BMW or Bavaria Motor Works stopped assembling aircraft engines in 1918 due to a peace treaty after the First World War. This caused the company to shift their attention to motorcycles in 1923 and consequently to automobiles five years after. Among the long line of cars BMW introduced to the fray, arguably the most successful, at least in sales, is the BMW 3-series. The 3-series accounted for 30% in annual total sales. This beloved model featured a well-known trim in recent years: the BMW 323i.
First Generation (1977)
In the 1977 Frankfurt Motor Show, the world saw the unveiling of the first 323i. The naming system of BMW back then was quite obvious. The first number, 3, stood for the series in which the car belongs. And the 23 describes the engine displacement, 2.3 L. The “I” at the end meant “injected” for fuel injected vehicles. The first 323i had 141hp engine, fairly powerful for a compact executive car at that time.
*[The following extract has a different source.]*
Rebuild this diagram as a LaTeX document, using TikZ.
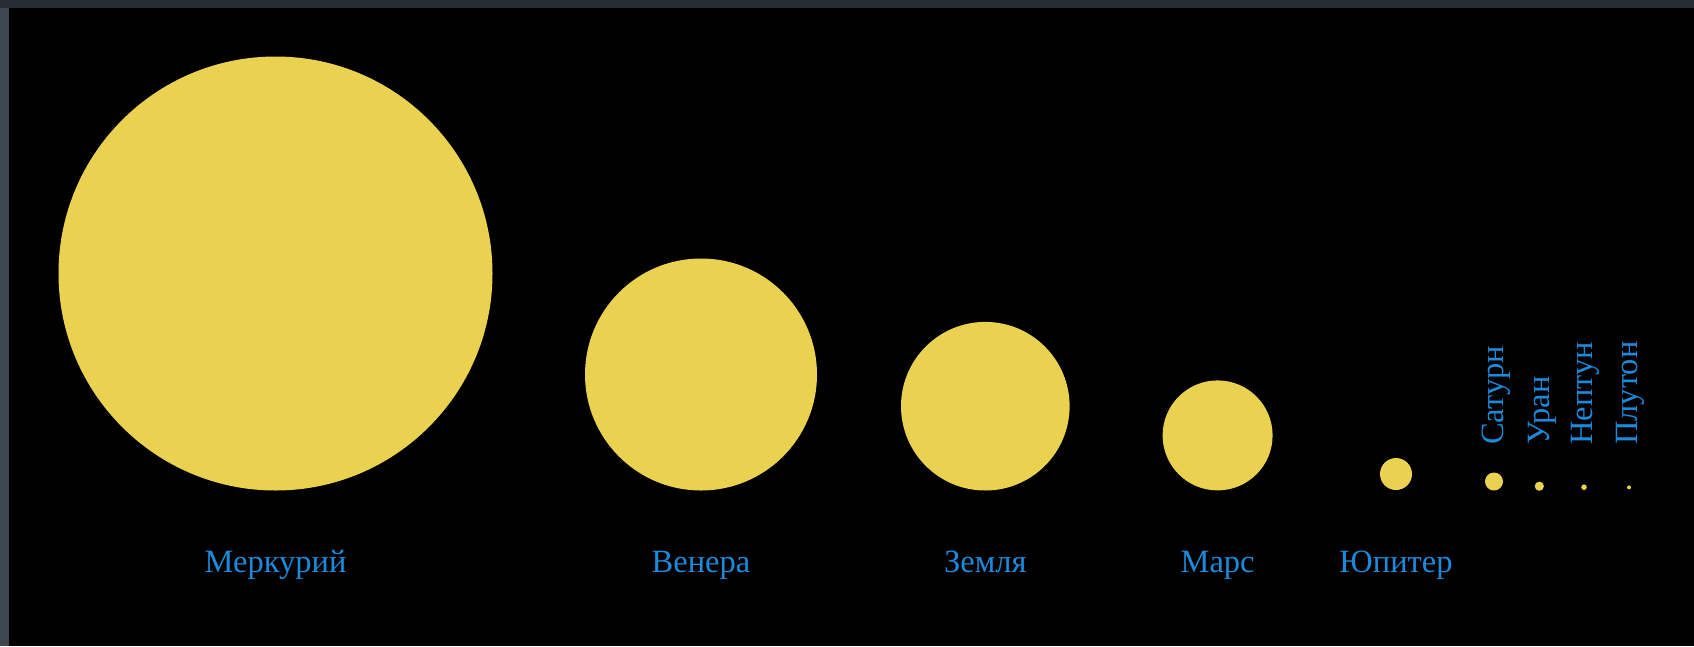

Second Generation (1998-2000)
It took a full 21 years before BMW decided to bring back the 323i trim back in the fold. However, the 323 variant was pretty much alive, even under peculiar circumstances. For instance, with the knowledge of the BMW nomenclature, a supposed successor of the 325 in 1995 sported a 2.5L engine. Nevertheless, it was sold as a 323 instead. Moreover, it seemed that in the next years there won’t be a true 323. In 1998, the introduction of E46 body produced two extra trims for the 323i, namely the 323is coupe and the 323ic convertible. Both packed 168hp 2.5L inline-six engines. In 1999, a four-door sedan was added to the trim. By the entrance of the new millennium, new beginnings were to be expected out of BMW 323i. However, it was about to be the beginning of the end of this short-lived vehicle. All new variants came about that year: the 323i four-door saloon or station wagon, the 323Ci two-door hatchback, and the 323Ci convertible. The same engine specification from the 1998 engine was brought, albeit a slight horsepower increase to 170hp. By the end of the year, the 323i was replaced by the aptly named 325i with a 2.5L M54B25 engine.
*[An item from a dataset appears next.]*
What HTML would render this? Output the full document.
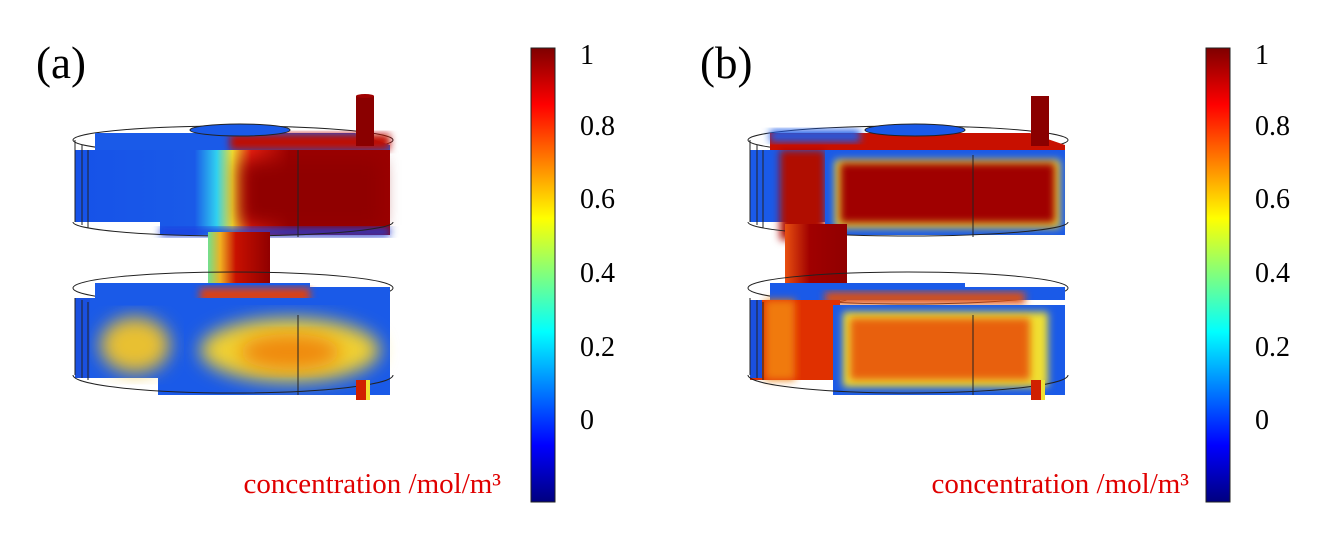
<!DOCTYPE html>
<html><head><style>
html,body{margin:0;padding:0;background:#fff;}
svg{display:block;}
text{font-family:"Liberation Serif",serif;}
</style></head><body>
<svg width="1331" height="534" viewBox="0 0 1331 534" xmlns="http://www.w3.org/2000/svg">
<defs>
<filter id="bl" x="-20%" y="-20%" width="140%" height="140%"><feGaussianBlur stdDeviation="9"/></filter>
<filter id="bl2" x="-20%" y="-20%" width="140%" height="140%"><feGaussianBlur stdDeviation="4"/></filter>
<linearGradient id="cb" x1="0" y1="1" x2="0" y2="0">
<stop offset="0" stop-color="#00007f"/><stop offset="0.125" stop-color="#0000ff"/>
<stop offset="0.375" stop-color="#00ffff"/><stop offset="0.5" stop-color="#7fff7f"/>
<stop offset="0.625" stop-color="#ffff00"/><stop offset="0.875" stop-color="#ff0000"/>
<stop offset="1" stop-color="#7f0000"/></linearGradient>
<linearGradient id="topA" x1="0" y1="0" x2="1" y2="0">
<stop offset="0" stop-color="#1652e8"/><stop offset="0.38" stop-color="#1a5ae8"/>
<stop offset="0.45" stop-color="#30d0f0"/><stop offset="0.5" stop-color="#f0e030"/>
<stop offset="0.56" stop-color="#e82010"/><stop offset="0.68" stop-color="#9a0000"/>
<stop offset="1" stop-color="#9a0000"/></linearGradient>
<linearGradient id="shaft" x1="0" y1="0" x2="1" y2="0">
<stop offset="0" stop-color="#70e090"/><stop offset="0.2" stop-color="#f0b020"/>
<stop offset="0.45" stop-color="#c81000"/><stop offset="1" stop-color="#900000"/></linearGradient>
<linearGradient id="shaftB" x1="0" y1="0" x2="1" y2="0">
<stop offset="0" stop-color="#e85010"/><stop offset="0.4" stop-color="#a00000"/><stop offset="1" stop-color="#900000"/></linearGradient>
</defs>

<!-- ===== Panel A ===== -->
<g>
<ellipse cx="233" cy="140" rx="160" ry="14" fill="none" stroke="#222" stroke-width="1"/>
<path d="M95,133 L355,133 L390,145 L390,150 L95,150 Z" fill="#1a5ae8"/>
<rect x="230" y="134" width="160" height="16" fill="#c01000" filter="url(#bl2)"/>
<rect x="75" y="150" width="315" height="85" fill="url(#topA)"/>
<rect x="75" y="222" width="85" height="14" fill="#fff"/>
<rect x="240" y="160" width="140" height="65" fill="#900000" filter="url(#bl)"/>
<rect x="160" y="228" width="230" height="8" fill="#1a40e0" filter="url(#bl2)"/>
<ellipse cx="240" cy="130" rx="50" ry="6" fill="#1a5ae8" stroke="#222" stroke-width="1"/>
<line x1="298" y1="150" x2="298" y2="237" stroke="#222"/>
<path d="M75,140 L75,222 M82,145 L82,225 M88,150 L88,228" stroke="#222" fill="none"/>
<path d="M73,222 A160 14 0 0 0 393,222" fill="none" stroke="#222"/>
<rect x="356" y="96" width="18" height="50" fill="#8a0000"/>
<ellipse cx="365" cy="96" rx="9" ry="2" fill="#a00000"/>
<rect x="208" y="232" width="62" height="65" fill="url(#shaft)"/>
<ellipse cx="239" cy="296" rx="31" ry="4" fill="none" stroke="#222"/>
<ellipse cx="233" cy="288" rx="160" ry="16" fill="none" stroke="#222"/>
<path d="M95,283 L310,283 L310,287 L390,287 L390,300 L95,300 Z" fill="#1a5ae8"/>
<rect x="200" y="288" width="110" height="14" fill="#e04010" filter="url(#bl2)"/>
<rect x="75" y="298" width="315" height="80" fill="#1a5ae8"/>
<rect x="158" y="310" width="232" height="85" fill="#1a5ae8"/>
<ellipse cx="135" cy="345" rx="35" ry="28" fill="#e8c030" filter="url(#bl)"/>
<ellipse cx="290" cy="350" rx="90" ry="32" fill="#f0d030" filter="url(#bl)"/>
<ellipse cx="290" cy="352" rx="50" ry="18" fill="#f08a10" filter="url(#bl)"/>
<rect x="75" y="298" width="15" height="80" fill="#1a50e0"/>
<line x1="298" y1="315" x2="298" y2="395" stroke="#222"/>
<path d="M75,298 L75,375 M82,300 L82,378 M88,302 L88,380" stroke="#222" fill="none"/>
<path d="M73,375 A160 18 0 0 0 393,375" fill="none" stroke="#222"/>
<rect x="356" y="380" width="14" height="20" fill="#d02000"/>
<rect x="366" y="380" width="4" height="20" fill="#f0e030"/>
</g>

<!-- ===== Panel B ===== -->
<g transform="translate(675,0)">
<ellipse cx="233" cy="140" rx="160" ry="14" fill="none" stroke="#222"/>
<path d="M95,133 L355,133 L390,145 L390,150 L95,150 Z" fill="#c81000"/>
<rect x="95" y="130" width="90" height="12" fill="#1a5ae8" filter="url(#bl2)"/>
<rect x="75" y="150" width="315" height="85" fill="#1a5ae8"/>
<rect x="75" y="222" width="80" height="14" fill="#fff"/>
<rect x="105" y="150" width="45" height="90" fill="#b00800" filter="url(#bl2)"/>
<rect x="150" y="150" width="240" height="85" fill="#1a5ae8"/>
<rect x="160" y="160" width="225" height="68" fill="#f0e030" filter="url(#bl2)"/>
<rect x="165" y="163" width="215" height="60" fill="#a00000" filter="url(#bl2)"/>
<ellipse cx="240" cy="130" rx="50" ry="6" fill="#1a5ae8" stroke="#222"/>
<line x1="298" y1="155" x2="298" y2="237" stroke="#222"/>
<path d="M75,140 L75,222 M82,145 L82,225 M88,150 L88,228" stroke="#222" fill="none"/>
<path d="M73,222 A160 14 0 0 0 393,222" fill="none" stroke="#222"/>
<rect x="356" y="96" width="18" height="50" fill="#8a0000"/>
<rect x="110" y="224" width="62" height="76" fill="url(#shaftB)"/>
<ellipse cx="141" cy="299" rx="31" ry="4" fill="none" stroke="#222"/>
<ellipse cx="233" cy="288" rx="160" ry="16" fill="none" stroke="#222"/>
<path d="M95,283 L290,283 L290,287 L390,287 L390,300 L95,300 Z" fill="#1a5ae8"/>
<rect x="150" y="292" width="200" height="12" fill="#e05010" filter="url(#bl2)"/>
<rect x="75" y="300" width="90" height="80" fill="#e03000"/>
<rect x="90" y="300" width="30" height="80" fill="#f07a10" filter="url(#bl2)"/>
<rect x="158" y="305" width="232" height="90" fill="#1a5ae8"/>
<rect x="168" y="312" width="205" height="75" fill="#f0e030" filter="url(#bl2)"/>
<rect x="175" y="318" width="180" height="62" fill="#e86010" filter="url(#bl2)"/>
<rect x="75" y="300" width="12" height="78" fill="#1a50e0"/>
<line x1="298" y1="315" x2="298" y2="395" stroke="#222"/>
<path d="M75,298 L75,375 M82,300 L82,378 M88,302 L88,380" stroke="#222" fill="none"/>
<path d="M73,375 A160 18 0 0 0 393,375" fill="none" stroke="#222"/>
<rect x="356" y="380" width="14" height="20" fill="#d02000"/>
<rect x="366" y="380" width="4" height="20" fill="#f0e030"/>
</g>

<text x="36" y="78" font-size="45">(a)</text>
<text x="700" y="78" font-size="45">(b)</text>

<rect x="531" y="48" width="24" height="454" fill="url(#cb)" stroke="#222" stroke-width="1"/>
<rect x="1206" y="48" width="24" height="454" fill="url(#cb)" stroke="#222" stroke-width="1"/>
<g font-size="28" fill="#000">
<text x="580" y="64">1</text><text x="580" y="135">0.8</text><text x="580" y="208">0.6</text>
<text x="580" y="282">0.4</text><text x="580" y="356">0.2</text><text x="580" y="429">0</text>
<text x="1255" y="64">1</text><text x="1255" y="135">0.8</text><text x="1255" y="208">0.6</text>
<text x="1255" y="282">0.4</text><text x="1255" y="356">0.2</text><text x="1255" y="429">0</text>
</g>
<text x="501" y="493" font-size="29" fill="#e00000" text-anchor="end">concentration /mol/m³</text>
<text x="1189" y="493" font-size="29" fill="#e00000" text-anchor="end">concentration /mol/m³</text>
</svg>
</body></html>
Third Generation (2006-Present, Canada only)
The 323i never existed again in U.S. territory. However, in 2006, it experienced a renaissance movement in Canada. The 323i took over the 320 as the entry-level 3-series in the market. The base price also matched that of the latest 128i, which makes them the most affordable BMW cars available. It still didn’t follow the suit though; having a 2.5L inline-6 producing a better 174hp engine. The following year the 323i broke new ground by gutting 26 more horsepower, for a total of 200. This engine became the standard for the models to come. In order to compete with invigorated models from fellow German counterparts, Audi and Mercedes-Benz, BMW Canada released an all-luxury edition of the 323i. This included A/T transmission, 17-inch alloy wheels, electric front seats, Bluetooth-USB capability, and power glass sunroof.